Distinguished educator appointed Emeritus Professor of UOW

Distinguished educator appointed Emeritus Professor of UOW

Professor Jan Wright recognised for contribution to physical and health education, gender and social inequality study

Professor Jan Wright’s story began in another steel city, Newcastle, as the eldest of three girls.

She attended a state primary school in a working class area and could see the smoke from the steelworks from their windows.

It is from these working class beginnings that her interest in social justice began, leading to a distinguished career in education and research.

Professor Jan Wright’s outstanding contribution to the study of gender and social inequality in the field of education - particularly, physical and health education - was recognised this week when she was appointed Emeritus Professor of UOW.

She has had a distinguished career with UOW and recently retired from her role as Professor of Physical Health and Education and former Professorial Fellow of the Faculty of Social Sciences.

Professor Wright said it was her father who most shaped her political dispositions that informed her work as a teacher and researcher.

“He was a staunch Labor supporter and a union leader in his workplace,” Professor Wright said. “He was respectful of others, especially those with little power.

“He was very supportive of education but not as a means to deny or erase my recognition of my working class roots.

“His early teachings have provided me with a lens to recognise marginalities and to orient my work in the university towards social justice.”

Professor Wright’s interest in sport meant becoming a physical education teacher was a logical choice.

After graduating she began her career teaching physical and health education at Grantham High School in Sydney’s western suburbs.

In 1976 she was appointed lecturer in health and physical education at the Wollongong Institute of Education (which amalgamated with the UOW in 1981).

During these early years she completed a masters degree, which introduced her to sociology, a subject she described as “a whole new and exciting world of scholarship”.

Her doctoral study introduced her to feminist scholarship and linguistics and opened up ways of thinking and researching that were at the time, relatively unknown in the field of physical education.

“This led to my becoming a leader in the field of health and physical education, particularly in relation to feminist research and later, in critical studies of health."  

This work included challenging gendered practices in schools, particularly physical education, and challenging damaging body ideals.

Most recently Professor Wright’s work dealt with challenging the preoccupation with obesity by pointing to the damaging effects of “such a focus on children and young people’s meanings of health and their ideas of their worth”.
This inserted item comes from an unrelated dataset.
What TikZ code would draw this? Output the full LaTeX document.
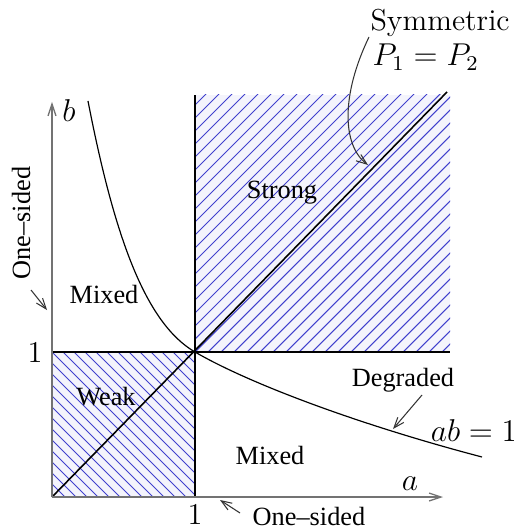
\documentclass[tikz,border=0pt]{standalone}
\usepackage{fontspec}
\newfontfamily\timesf[Ligatures=TeX]{Liberation Serif}
\usetikzlibrary{arrows.meta}
\definecolor{hatch}{RGB}{65,65,205}
\definecolor{hatchbg}{RGB}{244,244,252}
\tikzset{
  lbl/.style={font=\timesf\fontsize{10}{12}\selectfont, inner sep=0pt},
  cmlbl/.style={font=\fontsize{11.5}{14}\selectfont, inner sep=0pt},
  axis/.style={draw=black!55, line width=0.5pt, -{Straight Barb[length=4.5pt,width=3pt]}},
  ptr/.style={draw=black!80, line width=0.4pt, -{Straight Barb[length=4pt,width=3pt]}},
  hatchline/.style={draw=hatch, line width=0.4pt},
  bound/.style={draw=black, line width=0.6pt},
  thincurve/.style={draw=black, line width=0.45pt},
}
\begin{document}
\begin{tikzpicture}[x=0.38pt,y=-0.38pt]
\useasboundingbox (0,0) rectangle (514,529);
% key points
\coordinate (O) at (52,497);
\coordinate (ytop) at (52,102);
\coordinate (xend) at (443,497);
\coordinate (P11) at (195,352);
\coordinate (vtop) at (195,95);
\coordinate (hright) at (450,352);
\coordinate (dend) at (447,92);
\coordinate (ytick) at (52,352);
\coordinate (xtick) at (195,497);
% hatching: strong
\fill[hatchbg] (195,95) rectangle (450,352);
\begin{scope}
  \clip (195,95) rectangle (450,352);
  \foreach \i in {-273,-260,...,273} \draw[hatchline] ({195+\i},352) -- ++(300,-300);
\end{scope}
% hatching: weak
\fill[hatchbg] (52,352) rectangle (195,497);
\begin{scope}
  \clip (52,352) rectangle (195,497);
  \foreach \i in {-154,-143,...,154} \draw[hatchline] ({52+\i},352) -- ++(160,160);
\end{scope}
% boundaries
\draw[bound] (xtick) -- (vtop);
\draw[bound] (ytick) -- (hright);
\draw[bound] (O) -- (dend);
% axes
\draw[axis] (O) -- (ytop);
\draw[axis] (O) -- (xend);
% curve ab=1
\draw[thincurve] (88,101) .. controls (114,235) and (145,323) .. (P11)
  .. controls (250,384) and (360,425) .. (482,457);
% labels
\node[cmlbl] (b) at (69,111) {$b$};
\node[cmlbl] (a) at (410,484) {$a$};
\node[cmlbl] (one1) at (35,352) {1};
\node[cmlbl] (one2) at (195,514) {1};
\node[lbl] (strong) at (282,193) {Strong};
\node[lbl] (weak) at (106,397) {Weak};
\node[lbl] (mixedL) at (104,294) {Mixed};
\node[lbl] (mixedB) at (270,455) {Mixed};
\node[lbl] (degr) at (403,380) {Degraded};
\node[cmlbl] (ab) at (474,431) {$ab=1$};
\node[cmlbl,anchor=base west] (sym) at (370,31) {Symmetric};
\node[cmlbl,anchor=base west] (p12) at (372,66) {$P_1=P_2$};
\node[lbl,rotate=90] (osL) at (21,223) {One–sided};
\node[lbl] (osB) at (309,516) {One–sided};
% pointers
\coordinate (symS) at (369,37);
\coordinate (symE) at (368,165);
\draw[ptr] (symS) .. controls (341,95) and (342,145) .. (symE);
\coordinate (degS) at (422,395);
\coordinate (degE) at (393,429);
\draw[ptr] (degS) -- (degE);
\coordinate (osLS) at (31,290);
\coordinate (osLE) at (47,310);
\draw[ptr] (osLS) -- (osLE);
\coordinate (osBS) at (240,513);
\coordinate (osBE) at (220,500);
\draw[ptr] (osBS) -- (osBE);
\end{tikzpicture}
\end{document}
“For me, this is what it means to be an educator… don’t be afraid to think differently and to speak up when and where you can, particularly in the name of social justice and those less powerful than yourselves.”

Professor Wright held several key positions at UOW including Director, Physical and Health Education Program (1996-1999) and Associate Dean Research (2001-2007) with the Faculty of Education.

She also acted in the position of Deputy Pro Vice-Chancellor (Research) in 2008 and has held the role of Professorial Fellow for the Faculty of Social Sciences for the past five years.

Professor Wright has been a state and national advisor on gender issues in school-based education and has been influential in the adoption of more socio-critical position in state and national curriculum.

She has published more than 100 journal articles and book chapters and edited or authored nine books.

She has supervised 40 doctoral students and 20 honours students, with many continuing their research trajectory and practicing in the field.

In 2014 she was made the first Distinguished Fellow of the Australian Association for Research in Education for outstanding service and contribution.

As early as 2008, she was an executive member and Distinguished Fellow of the Australian Association for Research in Education (AARE), the peak body for educational research dissemination in Australia.

Internationally, she has been recognized by the British Educational Research Association (BERA), and in 2011 was invited to present the highly distinguished Scholar Lecture.